There is no doubt that both Jacob and Esau are deeply flawed characters; Jacob in utilizing his brother’s hungry condition in order to receive something that was not rightfully his, and Esau in his inability to appreciate and therefore squander what he had received by grace—his birthright. And while we could devote much discussion to Jacob's appalling behavior, we need to focus instead on Esau’s terrible decision to trade and therefore despise his birthright.
Two important things need to be said about a birthright. First, one received a birthright, not on merit, but on grace. It was by virtue of the birth order that Esau was to receive a double-portion and nothing else. At the end of the day Esau could not state that he deserved it, nor could he claim it as an accomplishment.

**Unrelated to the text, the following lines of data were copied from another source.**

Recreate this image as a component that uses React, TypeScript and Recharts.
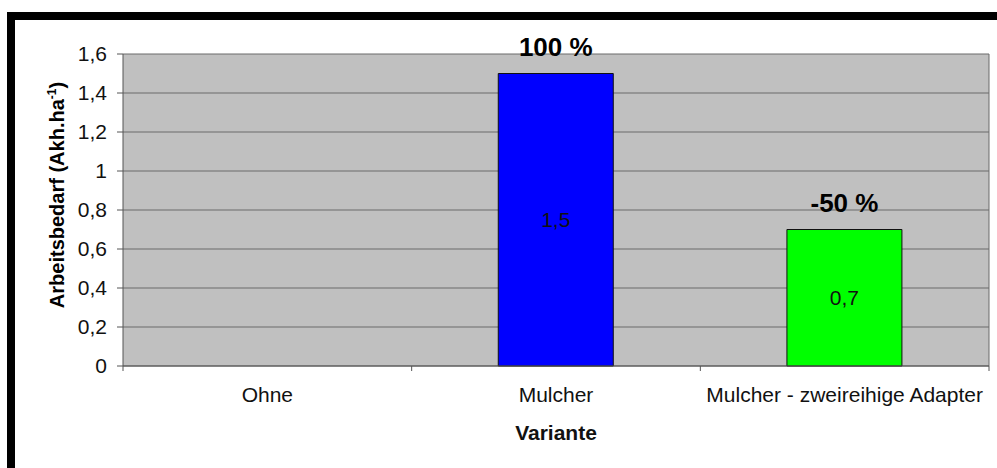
import React, { useEffect } from 'react';
import { BarChart, Bar, XAxis, YAxis, CartesianGrid, Cell, LabelList } from 'recharts';

const categories = ['Ohne', 'Mulcher', 'Mulcher - zweireihige Adapter'];
const values: (number | null)[] = [null, 1.5, 0.7];
const changeLabels = ['', '100 %', '-50 %'];
const barColors = ['#0000FF', '#0000FF', '#00FF00'];
const yTicks = [0, 0.2, 0.4, 0.6, 0.8, 1, 1.2, 1.4, 1.6];

const W = 997;
const H = 468;
const Y_AXIS_W = 123;
const MARGIN_R = 8;
const FONT = '"Liberation Sans", Arial, sans-serif';

const data = categories.map((name, i) => ({ name, value: values[i], change: changeLabels[i] }));

const fmt = (v: number) => String(v).replace('.', ',');

const plotW = W - Y_AXIS_W - MARGIN_R;
const band = plotW / categories.length;

const XTick = (props: any) => {
    const { x, y, payload, index } = props;
    const left = x - band / 2;
    return (
        <g>
            <line x1={left} y1={y - 8} x2={left} y2={y - 3} stroke="#555" />
            {index === categories.length - 1 && (
                <line x1={x + band / 2} y1={y - 8} x2={x + band / 2} y2={y - 3} stroke="#555" />
            )}
            <text x={x} y={y + 28} textAnchor="middle" fontSize={21} fill="#111" fontFamily={FONT}>
                {payload.value}
            </text>
        </g>
    );
};

const ChangeLabel = (props: any) => {
    const { x, y, width, value } = props;
    if (!value) return null;
    return (
        <text x={x + width / 2} y={y - 27} dy="0.35em" textAnchor="middle" fontSize={26}
            fontWeight="bold" fill="#000" fontFamily={FONT}>
            {value}
        </text>
    );
};

const InnerLabel = (props: any) => {
    const { x, y, width, height, value } = props;
    if (value == null) return null;
    return (
        <text x={x + width / 2} y={y + height / 2} dy="0.35em" textAnchor="middle" fontSize={21}
            fill="#111" fontFamily={FONT}>
            {fmt(value)}
        </text>
    );
};

const YTitle = (props: any) => {
    const { viewBox } = props;
    const cx = viewBox.x + 57;
    const cy = viewBox.y + viewBox.height / 2 - 15;
    return (
        <text x={cx} y={cy} transform={`rotate(-90, ${cx}, ${cy})`} textAnchor="middle" dy="0.35em"
            fontSize={20} fontWeight="bold" fill="#000" fontFamily={FONT}>
            Arbeitsbedarf (Akh.ha
            <tspan fontSize={12} dy="-8">-1</tspan>
            <tspan dy="8">)</tspan>
        </text>
    );
};

export default function App() {
    useEffect(() => {
        document.documentElement.style.overflow = 'hidden';
        document.body.style.overflow = 'hidden';
        document.body.style.margin = '0';
    }, []);

    return (
        <div style={{ position: 'fixed', top: 0, left: 0, width: W, height: H, overflow: 'hidden', background: '#fff' }}>
            {/* frame: only its top and left edges fall inside the picture */}
            <svg width={W} height={H} style={{ position: 'absolute', top: 0, left: 0 }}>
                <rect x={7} y={12} width={W} height={8} fill="#000" />
                <rect x={7} y={12} width={8} height={H} fill="#000" />
            </svg>
            <div style={{ position: 'absolute', top: 0, left: 0 }}>
                <BarChart width={W} height={H} data={data}
                    margin={{ top: 54, right: MARGIN_R, left: 0, bottom: 0 }}
                    barCategoryGap="30%">
                    <CartesianGrid fill="#C0C0C0" fillOpacity={1} stroke="#6A6A6A" vertical
                        verticalCoordinatesGenerator={({ offset }: any) => [offset.left + offset.width]} />
                    <XAxis dataKey="name" height={102} interval={0} tickLine={false}
                        axisLine={{ stroke: '#555' }} tick={<XTick />}
                        label={{ value: 'Variante', position: 'insideBottom', offset: 28, fontSize: 21, fontWeight: 'bold', fill: '#111', fontFamily: FONT }} />
                    <YAxis width={Y_AXIS_W} domain={[0, 1.6]} ticks={yTicks} interval={0}
                        tickFormatter={fmt} tickSize={6} tickMargin={10}
                        axisLine={{ stroke: '#555' }} tickLine={{ stroke: '#555' }}
                        tick={{ fontSize: 21, fill: '#111', fontFamily: FONT }}
                        label={<YTitle />} />
                    <Bar dataKey="value" stroke="#111" strokeWidth={1} isAnimationActive={false}>
                        {data.map((d, i) => <Cell key={d.name} fill={barColors[i]} />)}
                        <LabelList dataKey="value" content={<InnerLabel />} />
                        <LabelList dataKey="change" content={<ChangeLabel />} />
                    </Bar>
                </BarChart>
            </div>
        </div>
    );
}
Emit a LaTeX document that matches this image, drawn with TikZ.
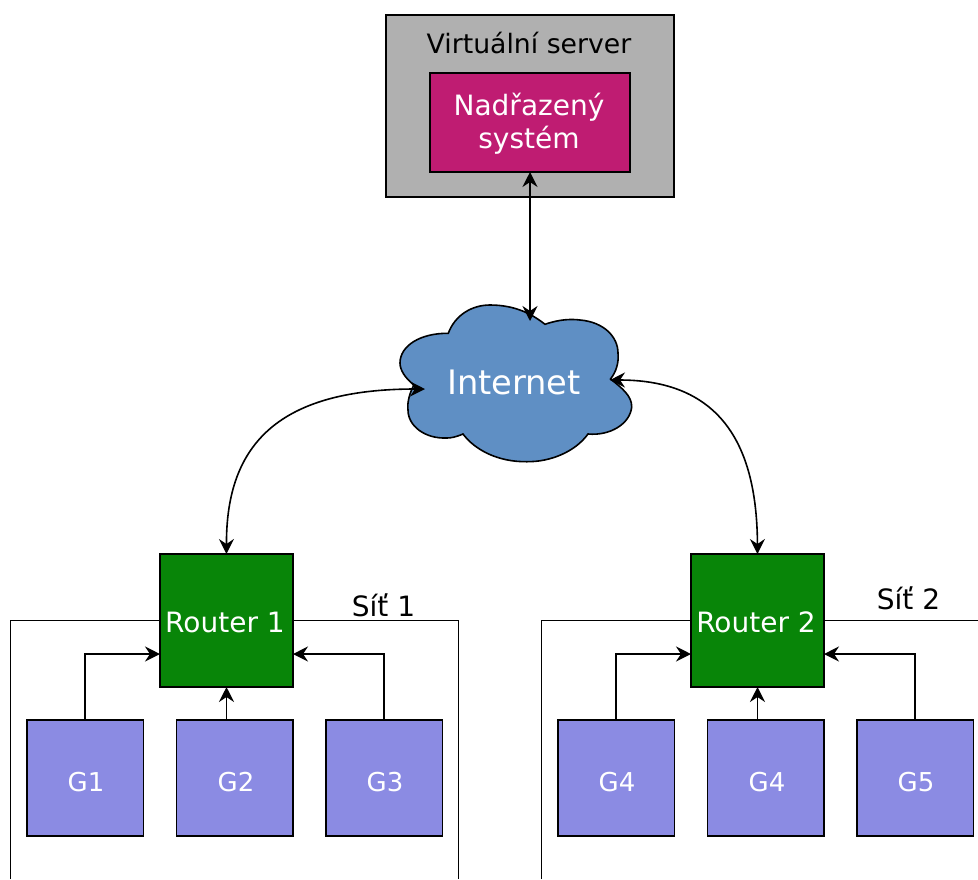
\documentclass[tikz,border=0pt]{standalone}
\usepackage{fontspec}
\setmainfont{DejaVu Sans}
\usetikzlibrary{arrows.meta}
\definecolor{srv}{HTML}{B0B0B0}
\definecolor{nad}{HTML}{BF1C72}
\definecolor{cloudc}{HTML}{5F8FC4}
\definecolor{rout}{HTML}{088508}
\definecolor{gen}{HTML}{8B8BE3}
\tikzset{
  x=1pt,y=-1pt,
  tip/.style={-{Stealth[length=15pt,width=15pt,inset=5pt]}},
  dtip/.style={{Stealth[length=15pt,width=15pt,inset=5pt]}-{Stealth[length=15pt,width=15pt,inset=5pt]}},
  box/.style={draw=black,inner sep=0pt,outer sep=0pt,align=center},
  routerbox/.style={box,fill=rout,minimum width=133pt,minimum height=133pt},
  genbox/.style={box,fill=gen,minimum width=116.5pt,minimum height=116pt},
  lbl/.style={inner sep=0pt,font=\fontsize{28}{33}\selectfont},
  rtxt/.style={lbl,text=white,align=center},
  gtxt/.style={inner sep=0pt,text=white,font=\fontsize{26}{32}\selectfont}
}
\begin{document}
\begin{tikzpicture}[line width=1.6pt]
\useasboundingbox (0,0) rectangle (978,879);
% server
\node[box,fill=srv,minimum width=288pt,minimum height=182pt] (server) at (530,106) {};
\node[lbl,font=\fontsize{26.7}{32}\selectfont] (servertxt) at (529,43) {Virtuální server};
\node[box,fill=nad,minimum width=200pt,minimum height=99pt] (nadr) at (530,122.5) {};
\node[rtxt] (nadrtxt) at (529,124) {Nadřazený\\systém};
% networks
\draw (10.5,879) -- (10.5,620.5) -- (458.5,620.5) -- (458.5,879);
\draw (541.5,879) -- (541.5,620.5) -- (978,620.5);
\node[lbl] (sit1) at (383.5,605) {Síť 1};
\node[lbl] (sit2) at (908.5,598) {Síť 2};
% cloud
\draw[fill=cloudc] (448.3,333.3)
  .. controls (455,315) and (472,305) .. (490,305)
  .. controls (515,305) and (532,314) .. (545,324.3)
  .. controls (560,319) and (572,319) .. (580,320)
  .. controls (604,322) and (618,337) .. (618,353)
  .. controls (619,363) and (616,372) .. (610.5,379)
  .. controls (622,388) and (632,396) .. (631.7,407)
  .. controls (630,424) and (610,436) .. (588,434)
  .. controls (575,452) and (550,462) .. (526.7,461.7)
  .. controls (498,462) and (475,450) .. (463,434)
  .. controls (456,437) and (451,438) .. (447,438)
  .. controls (425,439) and (408,426) .. (408,410)
  .. controls (407,402) and (410,392) .. (414,385)
  .. controls (405,378) and (400,370) .. (400,363)
  .. controls (400,346) and (420,333) .. (448.3,333.3) -- cycle;
\node[font=\fontsize{33.7}{40}\selectfont,text=white,inner sep=0pt] (inet) at (514,382) {Internet};
\coordinate (ctop) at (530,321);
\coordinate (cleft) at (425,389);
\coordinate (cright) at (610,380);
% routers
\node[routerbox] (r1) at (226.5,620.5) {};
\node[routerbox] (r2) at (757.5,620.5) {};
\node[rtxt] (r1txt) at (225,622) {Router 1};
\node[rtxt] (r2txt) at (756,622) {Router 2};
% gateways
\node[genbox] (g1) at (85.25,778) {};
\node[genbox] (g2) at (234.75,778) {};
\node[genbox] (g3) at (384.25,778) {};
\node[genbox] (g4) at (616.25,778) {};
\node[genbox] (g4b) at (765.75,778) {};
\node[genbox] (g5) at (915.25,778) {};
\node[gtxt] (g1txt) at (86,782) {G1};
\node[gtxt] (g2txt) at (236,782) {G2};
\node[gtxt] (g3txt) at (385,782) {G3};
\node[gtxt] (g4txt) at (617,782) {G4};
\node[gtxt] (g4btxt) at (767,782) {G4};
\node[gtxt] (g5txt) at (916,782) {G5};
% connectors
\draw[dtip] (nadr.south) -- (ctop);
\draw[dtip] (cleft) .. controls (280,389) and (226,443) .. (r1.north);
\draw[dtip] (cright) .. controls (728,380) and (757,455) .. (r2.north);
\draw[tip] (g1.north) |- (r1.west |- 0,654);
\draw[tip] (g3.north) |- (r1.east |- 0,654);
\draw[tip] (r1.south |- g2.north) -- (r1.south);
\draw[tip] (g4.north) |- (r2.west |- 0,654);
\draw[tip] (g5.north) |- (r2.east |- 0,654);
\draw[tip] (r2.south |- g4b.north) -- (r2.south);
\end{tikzpicture}
\end{document}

Second, Esau’s birthright was a reminder that he was not a lone individual whose destiny was to be determined only by him, but that he was born into something larger than himself—a family that contributed to his identity, that helped form his character, and that had expectations of him that he was obligated, by virtue of nothing other than his birth to fulfill.
Esau had not taken sufficient stock of the fact that his status as first-born was to have been received as a very special gift, and that it was to be cherished in gratitude revealed in the way he lived, and in fulfilling the obligations that he had. In not doing so, he literally despised his birthright. His status as first-born meant nothing to him because he lacked a heart of thanksgiving.
In our culture we no longer give such official and special status to the first-born son, which is a good thing, but all of us have received a birthright in the form of blessings. We are privileged to have received the birthright of living in a free society and in one of the most prosperous countries in human history. We have received the birthright of family and friends, and we have received the all-important birthright of our faith and our community of faith. Have we received our birthright in gratitude? There is only one way to know. What are we doing with the blessings we have received? In graciously receiving the grace found in our blessings are we blessing others? Or have we despised our birthright with ingratitude and the selfish pursuit of the trivial.
One of the great and early Christian preachers and theologians, John Chrysostom, writes of what we can learn from Esau,
Let us learn the lesson never to neglect the gifts of God or forfeit important things for worthless trifles.
People who are grateful for the blessings they have received are people who understand what is important. I have come to believe that gratitude is the result of a centered and grounded life consisting of well-ordered priorities, and ingratitude is the consequence of a wayward life that emphasizes the inconsequential.
As a pastor, I officiated at many funerals over thirty-eight years during my active years. When grown children would stand up to pay tribute to their deceased parents, not one has ever said, “I sure wish my Dad had made more money.” Or, “It would have been nice if Mom had spent less time with us.” And when they eulogize the qualities of their now gone parent, they don’t talk about the stock portfolio or the fact that the cars got washed weekly, or that the grass was always cut so nicely, or that the carpet was always vacuumed. Instead they highlight character—they speak of love and commitment, they talk of faith and faithfulness, they reflect upon values and the instructions they received for living. In other words, they speak of their birthright. They talk about what they have received in order to live a faithful life; they reflect upon what they now owe to others as a grateful response to what they have graciously received.
Esau received trouble and years of estrangement from his only brother for despising his birthright. John Walton, an Old Testament scholar asks in reference to this story: “What can we expect from God when we show ourselves unworthy of his blessings by despising the values that comprise our spiritual heritage?”
We Christians, however, are not left only with the bad examples of Jacob and Esau. We have the perfect example of our Lord and Savior, who lived his life in gratitude to his Heavenly Father by reaching out to touch and change the lives of those around him, and who, in his greatest hour of need thanked his Father for his continued presence and prayed, not for himself but for his disciples.
It all comes down to this: If we are grateful for the blessings we have received, it will be revealed in our attitudes and actions. If we are not grateful for the blessings we have received, it will be revealed in our attitudes and actions.
We have a birthright. It is a blessing that God wants to use that he might bless others. Let us not despise what we have received, but use it in our church, our community, and in our world to give birth to what is right.
PRAYER: Ancient Gardener, your holy word is planted in our hearts as good seed in fertile soil. So nurture us that we may bear fruit abundantly. Amen.